The Acid Heads Should Step Back

crenn 2Andrew Jefford, as is his wont, wrote an insightful and timely article on what he calls the key question in wine aesthetics:

When you treat yourself to a special bottle, what do you hope you’ll find? Is it wealth and resonance – or freshness?…Broadly speaking, we’ve swung 180 degrees on this question over the last quarter-century. Until around 2010, the quest tended to be for wealth and richness; since 2010, we’ve prized freshness much more highly.

What I found interesting is that he tracks this change through the wine language we use to describe the dichotomy between freshness and resonance.

Words like unctuous, thick, fleshy, concentrated and succulent were, prior to 2010, the hallmarks of approbation. No longer. Nowadays, it’s terms such as pure, precise, arrow-like, tightly wound, tightly coiled and tensile which prime the pump for a high-90s score.

To be honest if I had to list the properties I most admire in wine, neither unctuous nor tightly wound would appear. They both sound objectionable, too extreme, like personality disorders in liquid form. Yet it seems when it comes to wine trends within the wine community we like to lurch from one extreme to the other. As Jefford recounts, nearly every wine region is now on the “tightly-wound” bandwagon—everyone has become an acid-head.

Jefford seems to have had enough of it—he’s nostalgic for ripeness and softness. I have to say I agree with him. There is nothing wrong with acid but I want some flesh on the bones. Sure, let the minerals sing on the finish but don’t leave that acid hanging out there exposed like a soprano wailing without the orchestra.

Last week I was at Atelier Crenn a MIchelin 3-star in San Francisco.

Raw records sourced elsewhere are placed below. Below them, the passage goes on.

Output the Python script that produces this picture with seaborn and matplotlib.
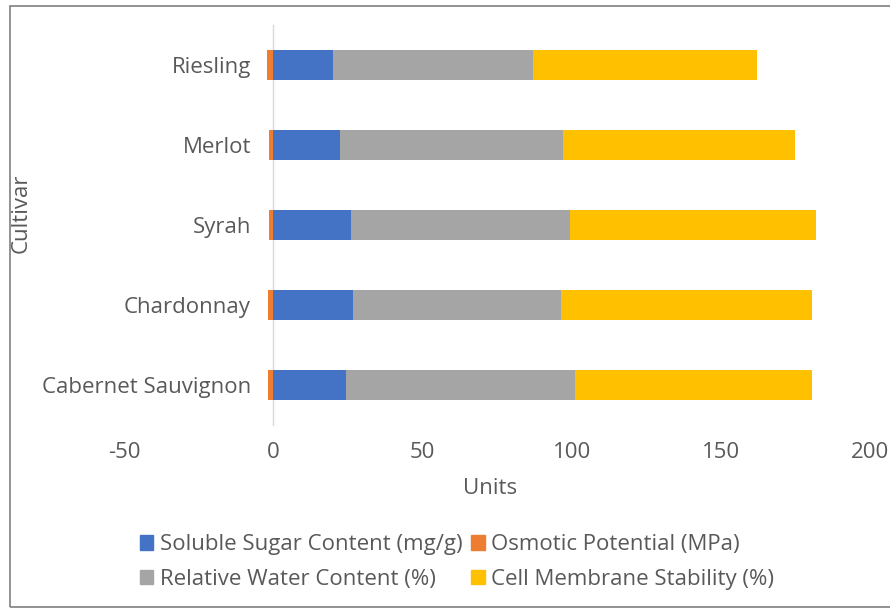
import matplotlib
matplotlib.use("Agg")
import matplotlib.pyplot as plt
import seaborn as sns
import pandas as pd
from matplotlib.patches import Patch, Rectangle

cultivars = ["Riesling", "Merlot", "Syrah", "Chardonnay", "Cabernet Sauvignon"]
soluble_sugar = [20.0, 22.5, 26.0, 26.8, 24.5]
osmotic_potential = [-2.0, -1.5, -1.3, -1.6, -1.9]
relative_water = [67.0, 74.5, 73.5, 69.7, 76.5]
membrane_stability = [75.0, 78.0, 82.5, 84.0, 79.6]
x_ticks = [-50, 0, 50, 100, 150, 200]

series_names = ["Soluble Sugar Content (mg/g)", "Osmotic Potential (MPa)",
                "Relative Water Content (%)", "Cell Membrane Stability (%)"]
colors = {"sugar": "#4472C4", "osmotic": "#ED7D31", "water": "#A5A5A5", "membrane": "#FFC000"}
text_color = "#595959"

sns.set_theme(style="white")
plt.rcParams["font.family"] = ["Open Sans", "DejaVu Sans"]
FS = 16

df = pd.DataFrame({
    "Cultivar": cultivars,
    "sugar": soluble_sugar,
    "osmotic": osmotic_potential,
    "water": relative_water,
    "membrane": membrane_stability,
})
# cumulative ends of the positive stack; the negative series stacks left of zero
df["sugar_water"] = df["sugar"] + df["water"]
df["total"] = df["sugar_water"] + df["membrane"]

fig = plt.figure(figsize=(8.9, 6.09), dpi=100)
ax = fig.add_axes([124 / 890, 1 - 425 / 609, 746 / 890, 400 / 609])

layers = [("total", colors["membrane"]), ("sugar_water", colors["water"]),
          ("sugar", colors["sugar"]), ("osmotic", colors["osmotic"])]
for col, color in layers:
    sns.barplot(data=df, x=col, y="Cultivar", order=cultivars, color=color,
                width=0.38, saturation=1, errorbar=None, linewidth=0, ax=ax)

ax.set_xlim(-50, 200)
ax.set_xticks(x_ticks)
ax.set_xticklabels([str(t) for t in x_ticks])
for side in ("top", "right", "bottom"):
    ax.spines[side].set_visible(False)
ax.spines["left"].set_position(("data", 0))
ax.spines["left"].set_color("#D9D9D9")
ax.spines["left"].set_linewidth(1.0)
ax.spines["left"].set_zorder(0.5)
ax.tick_params(axis="both", length=0, labelsize=FS, labelcolor=text_color)
ax.tick_params(axis="y", pad=16)
ax.tick_params(axis="x", pad=12)

ax.set_xlabel("Units", fontsize=FS, color=text_color)
ax.set_ylabel("Cultivar", fontsize=FS, color=text_color)
ax.xaxis.set_label_coords((490 - 124) / 746, (425 - 488) / 400)
ax.yaxis.set_label_coords(-(124 - 21) / 746, (425 - 213) / 400)
ax.xaxis.label.set_va("center")
ax.yaxis.label.set_va("center")

handles = [Patch(color=colors["sugar"], label=series_names[0]),
           Patch(color=colors["water"], label=series_names[2]),
           Patch(color=colors["osmotic"], label=series_names[1]),
           Patch(color=colors["membrane"], label=series_names[3])]
leg = fig.legend(handles=handles, ncol=2, loc="center", bbox_to_anchor=(457 / 890, 1 - 562 / 609),
                 frameon=False, fontsize=FS, handlelength=0.6, handleheight=0.6,
                 handletextpad=0.3, columnspacing=0.4, labelspacing=0.6, labelcolor=text_color)

fig.patches.append(Rectangle((9.5 / 890, 2 / 609), 1.0, 1 - 7.5 / 609,
                             transform=fig.transFigure, fill=False,
                             edgecolor="#7F7F7F", linewidth=1.2))

fig.savefig("out.png", dpi=100)
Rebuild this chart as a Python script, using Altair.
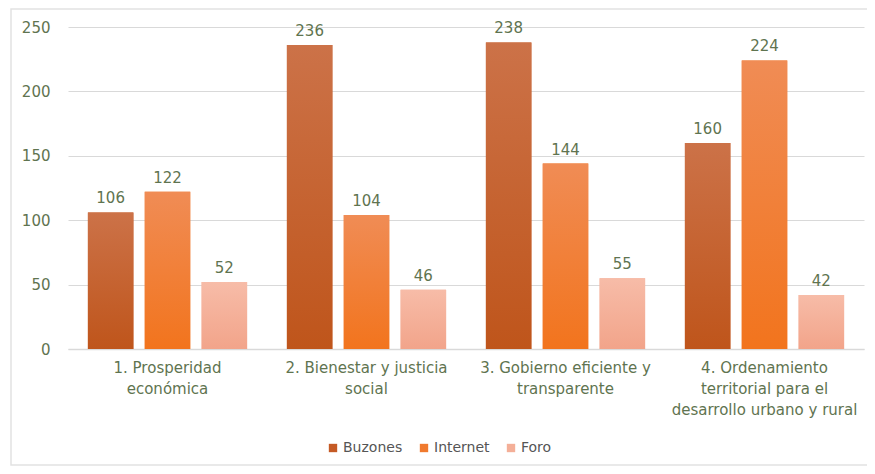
import altair as alt
import pandas as pd

categories = [
    "1. Prosperidad económica",
    "2. Bienestar y justicia social",
    "3. Gobierno eficiente y transparente",
    "4. Ordenamiento territorial para el desarrollo urbano y rural",
]
category_lines = [
    ["1. Prosperidad", "económica"],
    ["2. Bienestar y justicia", "social"],
    ["3. Gobierno eficiente y", "transparente"],
    ["4. Ordenamiento", "territorial para el", "desarrollo urbano y rural"],
]
series = ["Buzones", "Internet", "Foro"]
buzones = [106, 236, 238, 160]
internet = [122, 104, 144, 224]
foro = [52, 46, 55, 42]

solid_colors = ["#C55A25", "#F07A2E", "#F4AF98"]
gradient_stops = {
    "Buzones": ["#CC7248", "#BF551B"],
    "Internet": ["#F08C55", "#F2741D"],
    "Foro": ["#F7BCA8", "#F2A48A"],
}

rows = []
for s, vals in zip(series, [buzones, internet, foro]):
    for c, v in zip(categories, vals):
        rows.append({"categoria": c, "serie": s, "valor": v})
df = pd.DataFrame(rows)

FONT = "DejaVu Sans"
TEXT_COLOR = "#5F7450"

# label expression for multi-line axis labels
expr_parts = []
for c, lines in zip(categories, category_lines):
    arr = "[" + ",".join("'" + l + "'" for l in lines) + "]"
    expr_parts.append(f"datum.value == '{c}' ? {arr} : ")
label_expr = "".join(expr_parts) + "datum.label"

x_enc = alt.X(
    "categoria:N",
    sort=categories,
    scale=alt.Scale(paddingInner=0.2, paddingOuter=0.1),
    axis=alt.Axis(
        title=None,
        labelAngle=0,
        labelExpr=label_expr,
        labelFont=FONT,
        labelFontSize=15,
        labelColor=TEXT_COLOR,
        labelPadding=11,
        labelLineHeight=21,
        labelLimit=400,
        ticks=False,
        domainColor="#D9D9D9",
        domainWidth=1.5,
        labelBaseline="top",
    ),
)
xoff_enc = alt.XOffset(
    "serie:N", sort=series, scale=alt.Scale(domain=series, paddingInner=0.2)
)
y_enc = alt.Y(
    "valor:Q",
    scale=alt.Scale(domain=[0, 250]),
    axis=alt.Axis(
        title=None,
        values=[0, 50, 100, 150, 200, 250],
        labelFont=FONT,
        labelFontSize=15,
        labelColor=TEXT_COLOR,
        labelPadding=18,
        ticks=False,
        domain=False,
        gridColor="#D9D9D9",
        gridWidth=1.2,
    ),
)

base = alt.Chart(df)

solid = base.mark_bar().encode(
    x=x_enc,
    xOffset=xoff_enc,
    y=y_enc,
    color=alt.Color(
        "serie:N",
        sort=series,
        scale=alt.Scale(domain=series, range=solid_colors),
        legend=alt.Legend(
            title=None,
            orient="none",
            legendX=258,
            legendY=414,
            direction="horizontal",
            symbolType="square",
            symbolSize=70,
            symbolStrokeWidth=0,
            labelFont=FONT,
            labelFontSize=14,
            labelColor="#555555",
            columnPadding=14,
            labelOffset=3,
        ),
    ),
)

layers = [solid]
for s in series:
    top, bottom = gradient_stops[s]
    grad = alt.Gradient(
        gradient="linear",
        stops=[
            alt.GradientStop(color=top, offset=0),
            alt.GradientStop(color=bottom, offset=1),
        ],
        x1=0, x2=0, y1=0, y2=1,
    )
    layers.append(
        base.transform_filter(alt.datum.serie == s)
        .mark_bar(fill=grad)
        .encode(x=x_enc, xOffset=xoff_enc, y=y_enc)
    )

labels = base.mark_text(
    font=FONT, fontSize=15, color=TEXT_COLOR, baseline="bottom", dy=-6
).encode(x=x_enc, xOffset=xoff_enc, y=y_enc, text="valor:Q")
layers.append(labels)

border = alt.Chart(pd.DataFrame({"a": [0]})).mark_rect(
    fill=None, stroke="#E2E2E2", strokeWidth=1.5, clip=False
).encode(
    x=alt.value(-57), x2=alt.value(801), y=alt.value(-18), y2=alt.value(438)
)
layers.append(border)

chart = (
    alt.layer(*layers)
    .properties(
        width=796,
        height=322,
        padding={"left": 60, "top": 19, "right": 3, "bottom": 117},
        autosize=alt.AutoSizeParams(type="none"),
        background="white",
    )
    .configure_view(stroke=None)
)

chart.save("out.html", embed_options={"renderer": "svg", "actions": False})
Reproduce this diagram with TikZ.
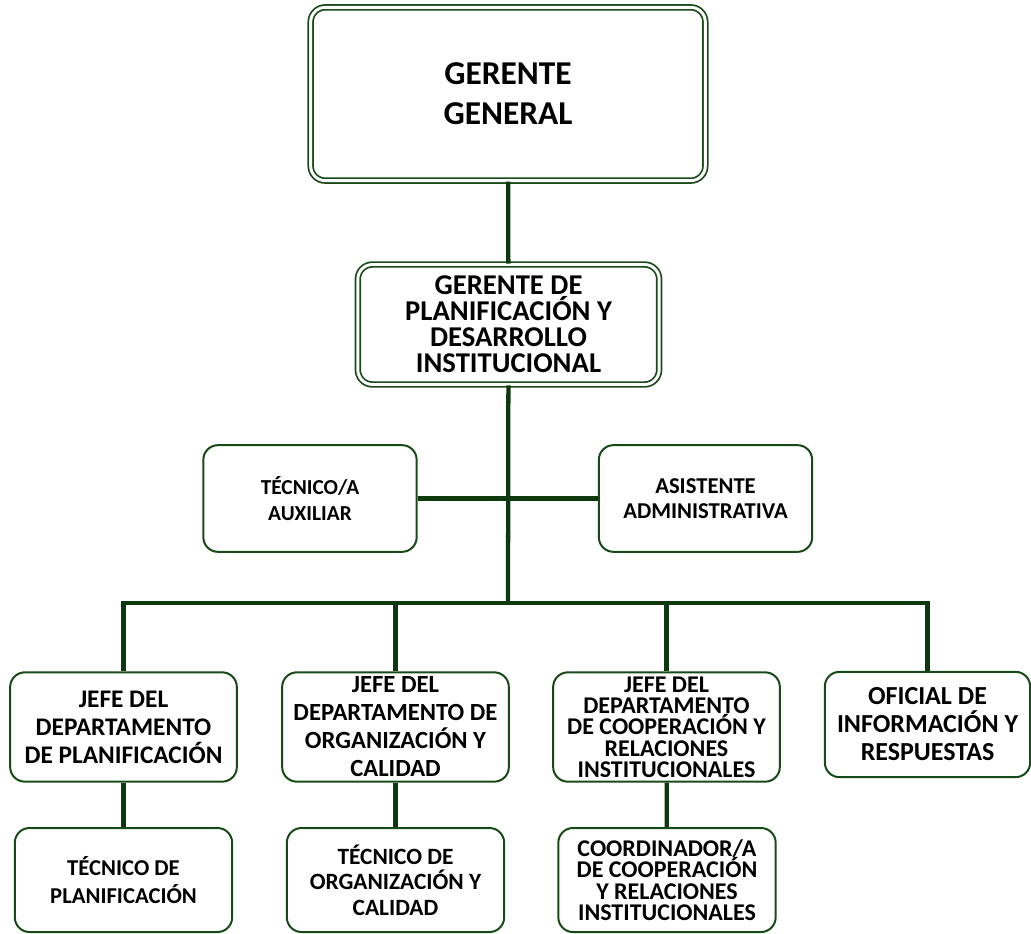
\documentclass[tikz,border=0pt]{standalone}
\usepackage{fontspec}
\setmainfont{Carlito}
\usetikzlibrary{positioning}
\definecolor{verdeborde}{RGB}{24,74,24}
\definecolor{verdelinea}{RGB}{14,56,14}
\tikzset{
  cargo/.style={draw=verdeborde, line width=1.5pt, rounded corners=11pt, align=center,
    inner sep=0pt, fill=white, font=\bfseries\fontsize{18.5}{21}\selectfont},
  gerencia/.style={cargo, double=white, double distance=2.2pt, line width=1.3pt},
  enlace/.style={draw=verdelinea, line width=3.2pt}
}
\begin{document}
\begin{tikzpicture}[x=0.75pt,y=-0.75pt]
  \useasboundingbox (0,0) rectangle (1031,934);
  \node[gerencia, minimum width=296pt, minimum height=130pt,
    font=\bfseries\fontsize{25}{30}\selectfont] (gg) at (508,94) {GERENTE\\GENERAL};
  \node[gerencia, minimum width=226pt, minimum height=90pt,
    font=\bfseries\fontsize{21.5}{19.5}\selectfont] (gp) at (508.5,324.5)
    {GERENTE DE\\PLANIFICACIÓN Y\\DESARROLLO\\INSTITUCIONAL};
  \node[cargo, minimum width=160pt, minimum height=80pt,
    font=\bfseries\fontsize{16}{19}\selectfont] (tec) at (310,498.5) {TÉCNICO/A\\AUXILIAR};
  \node[cargo, minimum width=160pt, minimum height=80pt,
    font=\bfseries\fontsize{17}{19}\selectfont] (asis) at (705.5,498.5) {ASISTENTE\\ADMINISTRATIVA};
  \node[cargo, minimum width=170pt, minimum height=82pt,
    font=\bfseries\fontsize{19}{21}\selectfont] (jplan) at (123.5,727)
    {JEFE DEL\\DEPARTAMENTO\\DE PLANIFICACIÓN};
  \node[cargo, minimum width=170pt, minimum height=82pt] (jorg) at (395.5,727)
    {JEFE DEL\\DEPARTAMENTO DE\\ORGANIZACIÓN Y\\CALIDAD};
  \node[cargo, minimum width=170pt, minimum height=82pt,
    font=\bfseries\fontsize{18}{16}\selectfont] (jcoop) at (666.5,727)
    {JEFE DEL\\DEPARTAMENTO\\DE COOPERACIÓN Y\\RELACIONES\\INSTITUCIONALES};
  \node[cargo, minimum width=154pt, minimum height=79pt,
    font=\bfseries\fontsize{19.5}{21}\selectfont] (ofi) at (927.5,724.5)
    {OFICIAL DE\\INFORMACIÓN Y\\RESPUESTAS};
  \node[cargo, minimum width=163pt, minimum height=78pt,
    font=\bfseries\fontsize{17}{21}\selectfont] (tplan) at (123.5,880)
    {TÉCNICO DE\\PLANIFICACIÓN};
  \node[cargo, minimum width=163pt, minimum height=78pt,
    font=\bfseries\fontsize{17.5}{19}\selectfont] (torg) at (395.5,880)
    {TÉCNICO DE\\ORGANIZACIÓN Y\\CALIDAD};
  \node[cargo, minimum width=163pt, minimum height=78pt,
    font=\bfseries\fontsize{18}{16}\selectfont] (coord) at (667,880)
    {COORDINADOR/A\\DE COOPERACIÓN\\Y RELACIONES\\INSTITUCIONALES};
  \coordinate (bus) at (508,603);
  \draw[enlace] (gg) -- (gp);
  \draw[enlace] (gp) -- (bus);
  \draw[enlace] (tec) -- (asis);
  \draw[enlace] (jplan.north) |- (bus) -| (ofi.north);
  \draw[enlace] (jorg.north) -- (jorg.north |- bus);
  \draw[enlace] (jcoop.north) -- (jcoop.north |- bus);
  \draw[enlace] (jplan) -- (tplan);
  \draw[enlace] (jorg) -- (torg);
  \draw[enlace] (jcoop) -- (coord);
\end{tikzpicture}
\end{document}
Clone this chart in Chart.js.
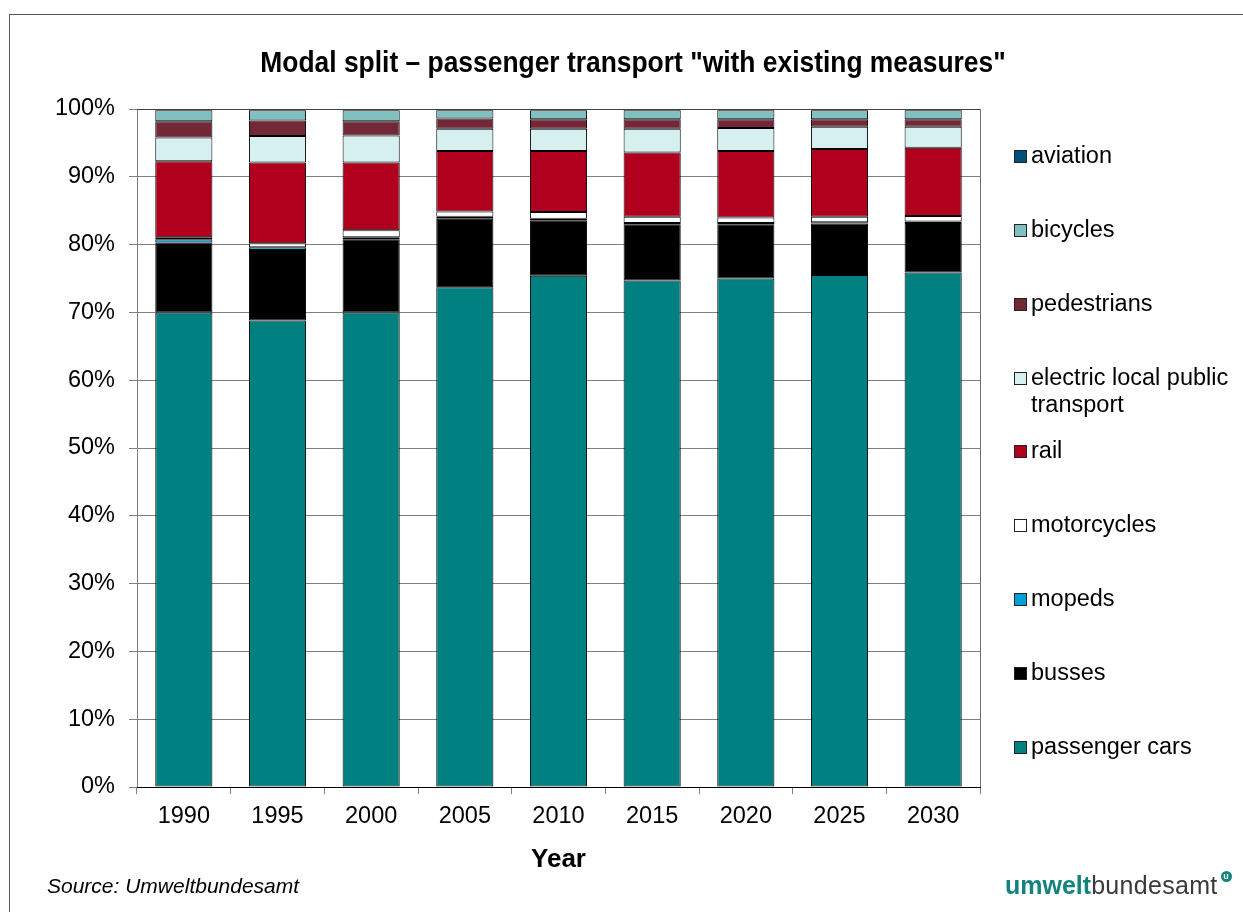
<!DOCTYPE html>
<html><head><meta charset="utf-8">
<script src="https://cdn.jsdelivr.net/npm/chart.js@4.4.0/dist/chart.umd.min.js"></script>
<style>
html,body{margin:0;padding:0;background:#fff;}
#wrap{position:relative;width:1243px;height:912px;overflow:hidden;font-family:'Liberation Sans',Arial,sans-serif;color:#000;}
#frame{position:absolute;left:9px;top:14px;width:1400px;height:1000px;border:1px solid #555;box-sizing:border-box;}
#c{position:absolute;left:0;top:0;}
#title{position:absolute;left:633px;top:46px;font-weight:bold;font-size:30px;line-height:32px;white-space:nowrap;transform:translateX(-50%) scaleX(0.88);}
#legend{position:absolute;left:0;top:0;}
.li{position:absolute;left:1014px;font-size:23.5px;line-height:27px;white-space:nowrap;}
.mk{position:absolute;left:0;top:8px;width:11px;height:11px;border:1px solid #222;}
.tx{position:absolute;left:17px;top:0;}
#source{position:absolute;left:47px;top:873px;font-style:italic;font-size:21px;line-height:26px;}
#logo{position:absolute;left:1005px;top:870px;font-size:25px;line-height:30px;white-space:nowrap;}
#logo .a{color:#12837d;font-weight:bold;}
#logo .b{color:#3a3a3a;font-weight:normal;letter-spacing:0.3px;}
#logo .c{display:inline-block;width:11px;height:11px;border-radius:50%;background:#12837d;color:#fff;font-size:9px;line-height:11px;text-align:center;vertical-align:top;margin-left:3px;margin-top:1px;font-weight:bold;}
</style></head>
<body>
<div id="wrap">
  <div id="frame"></div>
  <canvas id="c" width="1243" height="912"></canvas>
  <div id="title">Modal split – passenger transport "with existing measures"</div>
  <div id="legend"></div>
  <div id="source">Source: Umweltbundesamt</div>
  <div id="logo"><span class="a">umwelt</span><span class="b">bundesamt</span><span class="c">u</span></div>
</div>
<script>
const years = ['1990','1995','2000','2005','2010','2015','2020','2025','2030'];
const passengerCars = [70.0, 68.8, 70.0, 73.7, 75.4, 74.7, 75.0, 75.5, 75.9];
const busses        = [10.3, 10.4, 10.8, 10.1,  8.2,  8.3,  8.0,  7.6,  7.3];
const mopeds        = [ 0.5,  0.4,  0.3,  0.3,  0.2,  0.2,  0.2,  0.2,  0.2];
const motorcycles   = [ 0.3,  0.6,  1.0,  0.8,  1.0,  0.9,  0.8,  0.8,  0.8];
const rail          = [11.2, 11.9, 10.0,  8.9,  9.0,  9.5,  9.8, 10.0, 10.1];
const electricLocal = [ 3.5,  3.9,  4.0,  3.3,  3.3,  3.5,  3.4,  3.3,  3.1];
const pedestrians   = [ 2.4,  2.3,  2.1,  1.5,  1.4,  1.4,  1.3,  1.1,  1.1];
const bicycles      = [ 1.6,  1.5,  1.6,  1.2,  1.3,  1.3,  1.3,  1.3,  1.3];
const aviation      = [ 0.2,  0.2,  0.2,  0.2,  0.2,  0.2,  0.2,  0.2,  0.2];
const yTickValues = [0,10,20,30,40,50,60,70,80,90,100];

const seriesNames = ['passenger cars','busses','mopeds','motorcycles','rail','electric local public transport','pedestrians','bicycles','aviation'];
const legendLines = [['passenger cars'],['busses'],['mopeds'],['motorcycles'],['rail'],['electric local public','transport'],['pedestrians'],['bicycles'],['aviation']];
const seriesData = [passengerCars,busses,mopeds,motorcycles,rail,electricLocal,pedestrians,bicycles,aviation];
const seriesColors = ['#008080','#000000','#00A0DC','#FFFFFF','#B0001E','#D6EFEF','#722837','#80C0C0','#00507A'];

const datasets = seriesNames.map((n,i)=>({
  label:n, data:seriesData[i], backgroundColor:seriesColors[i],
  borderColor:'#000', borderWidth:1, borderSkipped:false,
  barPercentage:0.61, categoryPercentage:1.0
}));

const plotBorder = {
  id:'plotBorder',
  afterDraw(chart){
    const a = chart.chartArea, ctx = chart.ctx;
    ctx.save();
    ctx.strokeStyle = '#707070'; ctx.lineWidth = 1;
    ctx.beginPath();
    ctx.moveTo(Math.round(a.right)+0.5, a.top);
    ctx.lineTo(Math.round(a.right)+0.5, a.bottom);
    ctx.stroke();
    ctx.strokeStyle = '#404040';
    ctx.beginPath();
    ctx.moveTo(a.left, Math.round(a.top)+0.5);
    ctx.lineTo(a.right, Math.round(a.top)+0.5);
    ctx.stroke();
    ctx.strokeStyle = '#000';
    ctx.beginPath();
    ctx.moveTo(a.left, Math.round(a.bottom)+0.5);
    ctx.lineTo(a.right, Math.round(a.bottom)+0.5);
    ctx.stroke();
    ctx.restore();
  }
};

Chart.defaults.font.family = "'Liberation Sans', Arial, sans-serif";
Chart.defaults.color = '#000';

new Chart(document.getElementById('c'), {
  type:'bar',
  data:{labels:years, datasets},
  options:{
    responsive:false, animation:false,
    layout:{padding:{left:0, top:109, right:263, bottom:37}},
    plugins:{legend:{display:false}, title:{display:false}, tooltip:{enabled:false}},
    scales:{
      x:{
        stacked:true,
        grid:{display:true, drawOnChartArea:false, drawTicks:true, tickLength:7, offset:true, color:'#808080'},
        border:{display:true, color:'#000'},
        ticks:{font:{size:23.5}, padding:8, color:'#000', maxRotation:0},
        title:{display:true, text:'Year', font:{size:26, weight:'bold'}, padding:{top:0,bottom:0}, color:'#000'},
        afterFit(s){ s.height = 88; }
      },
      y:{
        stacked:true, min:0, max:100,
        afterBuildTicks(s){ s.ticks = yTickValues.map(v=>({value:v})); },
        grid:{color:'#808080', tickLength:8, drawTicks:true},
        border:{display:true, color:'#808080'},
        ticks:{font:{size:23.5}, padding:14, color:'#000', callback:v=>v+'%'},
        afterFit(s){ s.width = 137; }
      }
    }
  },
  plugins:[plotBorder]
});

const leg = document.getElementById('legend');
const centers = [746,672,598,524,450,377,303,229,155];
seriesNames.forEach((n,i)=>{
  const d = document.createElement('div');
  d.className='li';
  d.style.top = (centers[i]-13.5)+'px';
  d.innerHTML = '<div class="mk" style="background:'+seriesColors[i]+'"></div><div class="tx">'+legendLines[i].join('<br>')+'</div>';
  leg.appendChild(d);
});
</script>
</body></html>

The dishes were enormously complex and subtle but also quite delicate—all fish, seafood and spring vegetables composed with Dominique Crenn’s characteristic precision and reverent restraint, as if each element had been coaxed rather than commanded into the dish.  The wine pairings were fine. Nothing surprising but they were interesting and from producers I was not familiar with. The fruit power was restrained as would be appropriate with this menu—none of the flavors disappeared under a avalanche of jammy enthusiasm.  But that arrowlike, tightly wound, tensile quality was always there, just a bit too edgy when gentle and supple were called for. This is the problem with some of these contemporary wine styles. Edgy is not delicate; arrowlike isn’t subtle; tensile isn’t supple.

It’s a confusion of virtues, a kind of category error masquerading as precision. What reads on the winemaker’s spreadsheet as “linear” or “focused” can register, at the table, as obstinate and unyielding—more like a barked order than a whispered suggestion.

Hopefully, as white wines are becoming more popular, the pendulum will shift back a bit, not a return to Chateau 2×4, but just a bit more lees stirring and a day or two of ripening would be nice.

 

2 comments

  1. Since I know of your interest in wine and music, I’d suggest that similar pendulum swings — but opposite in direction — have occurred in the audiophile and oenophile communities. At just about the same time that wine was embracing the lush and unctuous, audio was discovering the “perfect sound forever” of etched, bright, unforgiving digital reproduction. And while the last decade has seen wines swing toward the focused and acidic — dare I suggest “digital”? — audio reproduction re-embraced its lost “analogue” qualities of of lushness and musicality, epitomized by the return of the phonograph record. There’s an interesting article to be written on the opposing dialectics of the two worlds!